* **Your task**
Would you return the run of lines that starts at the one with "Rebuild this chart" and ends at the one with "import seaborn as sns", ends included, exactly as written and without the images?

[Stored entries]
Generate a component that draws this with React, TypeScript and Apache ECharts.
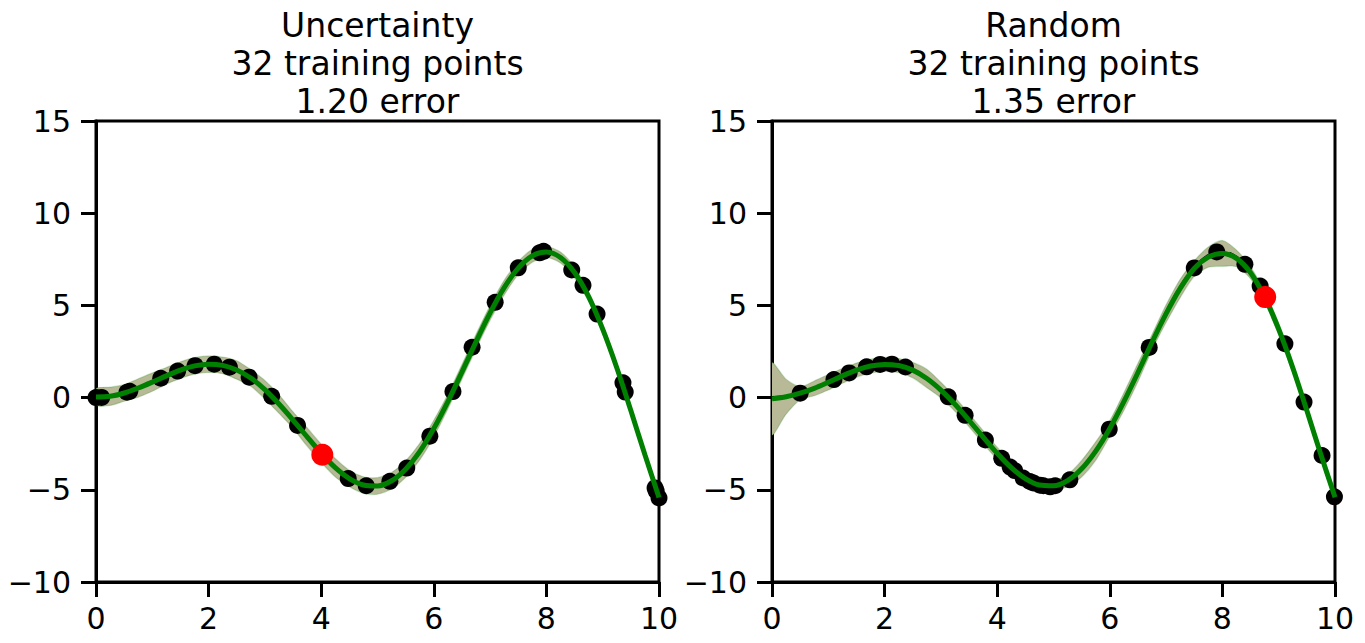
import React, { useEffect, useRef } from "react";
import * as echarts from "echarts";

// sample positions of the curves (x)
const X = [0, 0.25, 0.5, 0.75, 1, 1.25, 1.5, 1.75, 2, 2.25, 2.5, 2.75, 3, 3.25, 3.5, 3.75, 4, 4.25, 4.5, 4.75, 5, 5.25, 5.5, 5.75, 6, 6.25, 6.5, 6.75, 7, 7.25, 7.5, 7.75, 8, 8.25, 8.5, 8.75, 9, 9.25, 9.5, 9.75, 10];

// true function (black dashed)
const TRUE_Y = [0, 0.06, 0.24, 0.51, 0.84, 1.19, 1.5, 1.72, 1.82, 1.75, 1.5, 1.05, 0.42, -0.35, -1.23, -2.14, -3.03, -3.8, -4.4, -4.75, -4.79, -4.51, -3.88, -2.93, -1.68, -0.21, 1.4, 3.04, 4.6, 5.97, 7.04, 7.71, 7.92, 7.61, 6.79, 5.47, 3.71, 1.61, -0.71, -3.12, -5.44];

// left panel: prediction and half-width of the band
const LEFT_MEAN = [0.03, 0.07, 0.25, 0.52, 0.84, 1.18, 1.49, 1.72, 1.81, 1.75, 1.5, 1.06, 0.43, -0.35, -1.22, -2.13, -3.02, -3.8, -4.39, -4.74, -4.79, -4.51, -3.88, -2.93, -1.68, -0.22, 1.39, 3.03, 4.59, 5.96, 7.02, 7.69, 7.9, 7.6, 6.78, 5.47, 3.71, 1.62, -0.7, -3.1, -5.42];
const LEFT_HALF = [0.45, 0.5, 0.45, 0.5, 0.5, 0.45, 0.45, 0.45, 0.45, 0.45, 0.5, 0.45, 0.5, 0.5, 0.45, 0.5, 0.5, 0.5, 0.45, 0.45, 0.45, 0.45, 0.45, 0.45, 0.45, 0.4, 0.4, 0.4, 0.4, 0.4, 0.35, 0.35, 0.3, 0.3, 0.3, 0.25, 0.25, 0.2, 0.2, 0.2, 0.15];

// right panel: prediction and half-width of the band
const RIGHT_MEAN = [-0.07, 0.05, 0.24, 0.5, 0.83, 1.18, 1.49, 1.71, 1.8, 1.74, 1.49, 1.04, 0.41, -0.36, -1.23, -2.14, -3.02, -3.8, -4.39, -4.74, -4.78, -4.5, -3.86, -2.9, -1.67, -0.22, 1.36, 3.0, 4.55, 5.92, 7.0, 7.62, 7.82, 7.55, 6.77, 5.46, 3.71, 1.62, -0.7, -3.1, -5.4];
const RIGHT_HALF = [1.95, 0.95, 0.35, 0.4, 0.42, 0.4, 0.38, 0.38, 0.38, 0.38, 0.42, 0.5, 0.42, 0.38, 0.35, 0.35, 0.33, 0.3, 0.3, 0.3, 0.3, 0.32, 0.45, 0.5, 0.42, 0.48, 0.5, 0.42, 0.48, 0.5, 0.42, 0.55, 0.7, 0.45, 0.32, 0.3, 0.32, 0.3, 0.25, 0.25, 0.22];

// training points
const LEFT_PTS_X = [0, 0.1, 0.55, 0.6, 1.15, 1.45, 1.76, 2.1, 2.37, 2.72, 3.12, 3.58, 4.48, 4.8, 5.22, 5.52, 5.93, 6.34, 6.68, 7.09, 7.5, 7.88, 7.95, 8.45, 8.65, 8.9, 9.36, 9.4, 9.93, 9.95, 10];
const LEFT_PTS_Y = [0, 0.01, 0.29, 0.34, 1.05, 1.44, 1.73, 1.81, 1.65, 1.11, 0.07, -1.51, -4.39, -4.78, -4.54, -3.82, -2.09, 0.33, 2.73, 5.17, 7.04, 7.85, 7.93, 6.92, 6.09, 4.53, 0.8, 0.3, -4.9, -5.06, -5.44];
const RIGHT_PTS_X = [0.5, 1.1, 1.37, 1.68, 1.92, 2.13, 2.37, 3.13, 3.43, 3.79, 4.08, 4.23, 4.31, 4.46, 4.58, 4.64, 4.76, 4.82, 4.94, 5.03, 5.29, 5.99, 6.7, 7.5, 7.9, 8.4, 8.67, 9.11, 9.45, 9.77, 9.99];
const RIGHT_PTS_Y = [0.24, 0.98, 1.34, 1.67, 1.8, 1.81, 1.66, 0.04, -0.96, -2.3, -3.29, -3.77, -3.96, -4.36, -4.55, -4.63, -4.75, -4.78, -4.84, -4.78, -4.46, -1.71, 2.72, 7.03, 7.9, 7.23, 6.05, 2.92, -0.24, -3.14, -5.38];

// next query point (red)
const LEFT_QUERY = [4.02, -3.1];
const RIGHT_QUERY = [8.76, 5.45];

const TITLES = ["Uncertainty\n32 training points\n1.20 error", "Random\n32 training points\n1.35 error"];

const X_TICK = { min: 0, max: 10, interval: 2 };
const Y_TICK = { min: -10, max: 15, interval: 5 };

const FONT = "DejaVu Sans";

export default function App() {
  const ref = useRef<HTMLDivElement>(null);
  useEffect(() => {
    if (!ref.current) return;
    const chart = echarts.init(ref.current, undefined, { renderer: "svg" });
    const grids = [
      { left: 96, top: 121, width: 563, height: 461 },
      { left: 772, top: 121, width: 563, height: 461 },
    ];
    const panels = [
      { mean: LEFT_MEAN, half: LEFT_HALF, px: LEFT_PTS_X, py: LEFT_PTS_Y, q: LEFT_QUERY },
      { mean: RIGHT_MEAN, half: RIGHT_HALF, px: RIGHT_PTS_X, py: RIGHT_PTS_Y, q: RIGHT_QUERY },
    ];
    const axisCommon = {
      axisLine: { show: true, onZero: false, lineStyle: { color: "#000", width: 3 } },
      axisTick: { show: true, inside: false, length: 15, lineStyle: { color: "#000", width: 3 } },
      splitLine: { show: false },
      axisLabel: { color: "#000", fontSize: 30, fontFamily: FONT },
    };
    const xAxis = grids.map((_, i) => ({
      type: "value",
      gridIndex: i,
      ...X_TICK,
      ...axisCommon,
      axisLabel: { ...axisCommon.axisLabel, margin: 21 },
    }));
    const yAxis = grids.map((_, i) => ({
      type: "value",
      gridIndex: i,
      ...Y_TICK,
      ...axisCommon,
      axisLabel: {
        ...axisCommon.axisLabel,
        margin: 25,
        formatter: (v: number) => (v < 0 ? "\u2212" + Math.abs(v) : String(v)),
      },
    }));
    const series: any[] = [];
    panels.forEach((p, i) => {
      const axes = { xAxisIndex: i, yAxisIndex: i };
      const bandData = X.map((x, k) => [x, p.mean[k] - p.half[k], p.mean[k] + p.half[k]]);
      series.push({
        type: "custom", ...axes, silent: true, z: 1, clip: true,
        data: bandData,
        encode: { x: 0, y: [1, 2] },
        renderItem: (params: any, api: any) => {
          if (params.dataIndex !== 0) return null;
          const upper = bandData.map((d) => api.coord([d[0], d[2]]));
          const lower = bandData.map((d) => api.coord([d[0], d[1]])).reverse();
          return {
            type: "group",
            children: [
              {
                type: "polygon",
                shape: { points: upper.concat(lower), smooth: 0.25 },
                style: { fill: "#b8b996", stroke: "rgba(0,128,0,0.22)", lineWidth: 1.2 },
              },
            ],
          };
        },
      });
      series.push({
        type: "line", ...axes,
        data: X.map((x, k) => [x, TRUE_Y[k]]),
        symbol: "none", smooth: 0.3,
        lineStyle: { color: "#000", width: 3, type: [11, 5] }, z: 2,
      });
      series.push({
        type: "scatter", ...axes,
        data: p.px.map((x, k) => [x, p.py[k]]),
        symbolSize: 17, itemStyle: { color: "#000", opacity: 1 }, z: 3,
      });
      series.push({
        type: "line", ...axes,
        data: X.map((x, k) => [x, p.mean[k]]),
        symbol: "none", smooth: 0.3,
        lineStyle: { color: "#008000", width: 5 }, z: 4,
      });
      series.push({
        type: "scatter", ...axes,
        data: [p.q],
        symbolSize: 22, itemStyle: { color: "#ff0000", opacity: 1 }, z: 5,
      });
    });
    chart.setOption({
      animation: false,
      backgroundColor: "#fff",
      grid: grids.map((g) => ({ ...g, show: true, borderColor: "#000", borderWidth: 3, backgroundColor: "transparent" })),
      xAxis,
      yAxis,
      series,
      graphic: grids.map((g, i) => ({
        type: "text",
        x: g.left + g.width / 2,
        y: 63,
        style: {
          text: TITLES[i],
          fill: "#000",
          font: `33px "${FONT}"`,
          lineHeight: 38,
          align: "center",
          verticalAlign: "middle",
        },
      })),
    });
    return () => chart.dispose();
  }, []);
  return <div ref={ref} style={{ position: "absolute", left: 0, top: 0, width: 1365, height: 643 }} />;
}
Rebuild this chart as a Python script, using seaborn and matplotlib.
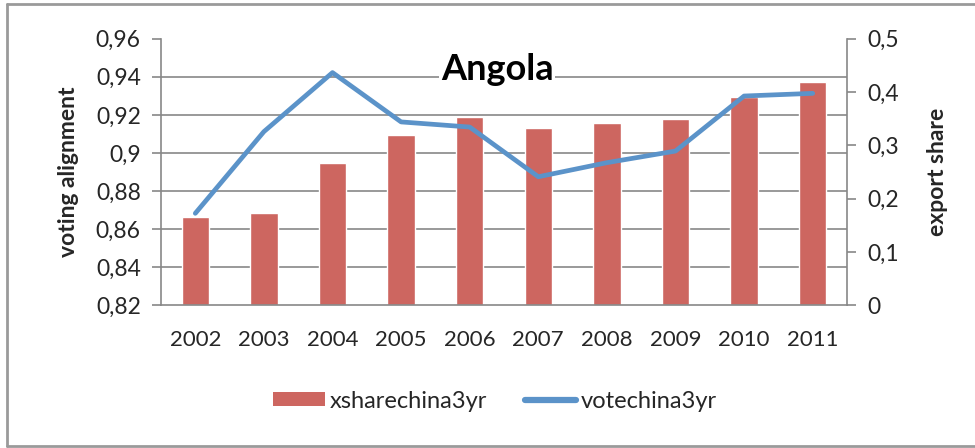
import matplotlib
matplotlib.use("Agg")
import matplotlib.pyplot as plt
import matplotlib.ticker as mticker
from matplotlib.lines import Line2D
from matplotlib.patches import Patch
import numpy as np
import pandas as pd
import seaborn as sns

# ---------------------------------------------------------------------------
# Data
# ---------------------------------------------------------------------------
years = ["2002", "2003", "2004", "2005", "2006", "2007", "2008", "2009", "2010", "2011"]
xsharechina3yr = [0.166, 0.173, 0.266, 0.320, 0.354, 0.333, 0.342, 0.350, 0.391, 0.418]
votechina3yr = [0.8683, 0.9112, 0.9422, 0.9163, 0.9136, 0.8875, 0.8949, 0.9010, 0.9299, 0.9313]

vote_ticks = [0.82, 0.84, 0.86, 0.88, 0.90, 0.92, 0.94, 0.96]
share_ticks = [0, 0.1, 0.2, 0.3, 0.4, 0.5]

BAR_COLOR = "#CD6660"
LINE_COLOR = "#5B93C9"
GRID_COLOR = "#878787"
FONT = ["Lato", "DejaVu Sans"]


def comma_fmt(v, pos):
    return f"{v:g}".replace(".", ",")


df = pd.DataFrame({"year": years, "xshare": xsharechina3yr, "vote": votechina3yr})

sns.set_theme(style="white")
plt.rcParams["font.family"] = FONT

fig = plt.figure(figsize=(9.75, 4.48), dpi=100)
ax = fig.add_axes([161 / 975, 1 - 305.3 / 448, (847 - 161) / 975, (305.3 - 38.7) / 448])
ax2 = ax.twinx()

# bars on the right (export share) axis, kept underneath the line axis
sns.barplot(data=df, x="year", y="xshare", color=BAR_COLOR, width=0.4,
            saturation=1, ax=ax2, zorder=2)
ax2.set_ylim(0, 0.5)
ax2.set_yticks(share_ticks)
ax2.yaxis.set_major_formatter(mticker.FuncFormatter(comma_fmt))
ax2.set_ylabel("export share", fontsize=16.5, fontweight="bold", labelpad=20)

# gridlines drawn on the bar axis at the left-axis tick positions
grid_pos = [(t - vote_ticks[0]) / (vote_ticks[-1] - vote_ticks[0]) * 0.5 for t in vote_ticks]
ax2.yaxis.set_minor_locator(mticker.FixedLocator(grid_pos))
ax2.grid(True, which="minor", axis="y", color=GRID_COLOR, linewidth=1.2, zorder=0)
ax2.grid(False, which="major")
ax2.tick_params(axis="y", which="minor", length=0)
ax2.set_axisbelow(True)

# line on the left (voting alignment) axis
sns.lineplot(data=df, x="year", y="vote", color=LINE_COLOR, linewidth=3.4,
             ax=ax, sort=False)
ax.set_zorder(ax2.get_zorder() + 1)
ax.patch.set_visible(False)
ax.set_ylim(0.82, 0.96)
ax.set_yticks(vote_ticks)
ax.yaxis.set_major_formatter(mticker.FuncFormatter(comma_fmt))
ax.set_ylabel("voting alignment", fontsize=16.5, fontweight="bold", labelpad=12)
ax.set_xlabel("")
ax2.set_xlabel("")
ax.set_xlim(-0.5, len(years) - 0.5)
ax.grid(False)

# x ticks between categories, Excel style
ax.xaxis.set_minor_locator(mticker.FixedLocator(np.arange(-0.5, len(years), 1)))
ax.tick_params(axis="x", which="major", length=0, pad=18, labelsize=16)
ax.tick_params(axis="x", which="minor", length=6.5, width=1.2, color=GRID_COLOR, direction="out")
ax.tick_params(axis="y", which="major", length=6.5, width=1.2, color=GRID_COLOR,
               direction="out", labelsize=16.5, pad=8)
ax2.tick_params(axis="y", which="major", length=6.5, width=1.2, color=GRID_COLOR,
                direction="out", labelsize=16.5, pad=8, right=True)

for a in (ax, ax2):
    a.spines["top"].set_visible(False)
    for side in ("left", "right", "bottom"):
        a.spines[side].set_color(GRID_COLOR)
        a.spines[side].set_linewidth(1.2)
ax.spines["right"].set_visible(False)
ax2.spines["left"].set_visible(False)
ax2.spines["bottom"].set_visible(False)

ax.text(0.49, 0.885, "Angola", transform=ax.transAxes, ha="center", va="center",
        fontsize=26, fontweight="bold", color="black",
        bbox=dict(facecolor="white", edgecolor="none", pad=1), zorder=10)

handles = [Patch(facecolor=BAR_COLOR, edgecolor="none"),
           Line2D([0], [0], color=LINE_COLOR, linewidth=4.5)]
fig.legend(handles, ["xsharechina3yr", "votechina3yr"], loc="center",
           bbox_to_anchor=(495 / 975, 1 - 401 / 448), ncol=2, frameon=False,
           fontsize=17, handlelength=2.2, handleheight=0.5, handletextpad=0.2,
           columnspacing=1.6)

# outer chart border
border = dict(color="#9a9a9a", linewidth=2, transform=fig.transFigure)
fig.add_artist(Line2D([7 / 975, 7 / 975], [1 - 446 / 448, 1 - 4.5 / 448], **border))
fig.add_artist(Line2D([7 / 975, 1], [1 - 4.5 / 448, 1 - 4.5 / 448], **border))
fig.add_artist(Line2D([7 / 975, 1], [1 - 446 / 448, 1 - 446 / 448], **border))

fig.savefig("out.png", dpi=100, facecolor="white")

* **Reply**
Rebuild this chart as a Python script, using seaborn and matplotlib.
import matplotlib
matplotlib.use("Agg")
import matplotlib.pyplot as plt
import matplotlib.ticker as mticker
from matplotlib.lines import Line2D
from matplotlib.patches import Patch
import numpy as np
import pandas as pd
import seaborn as sns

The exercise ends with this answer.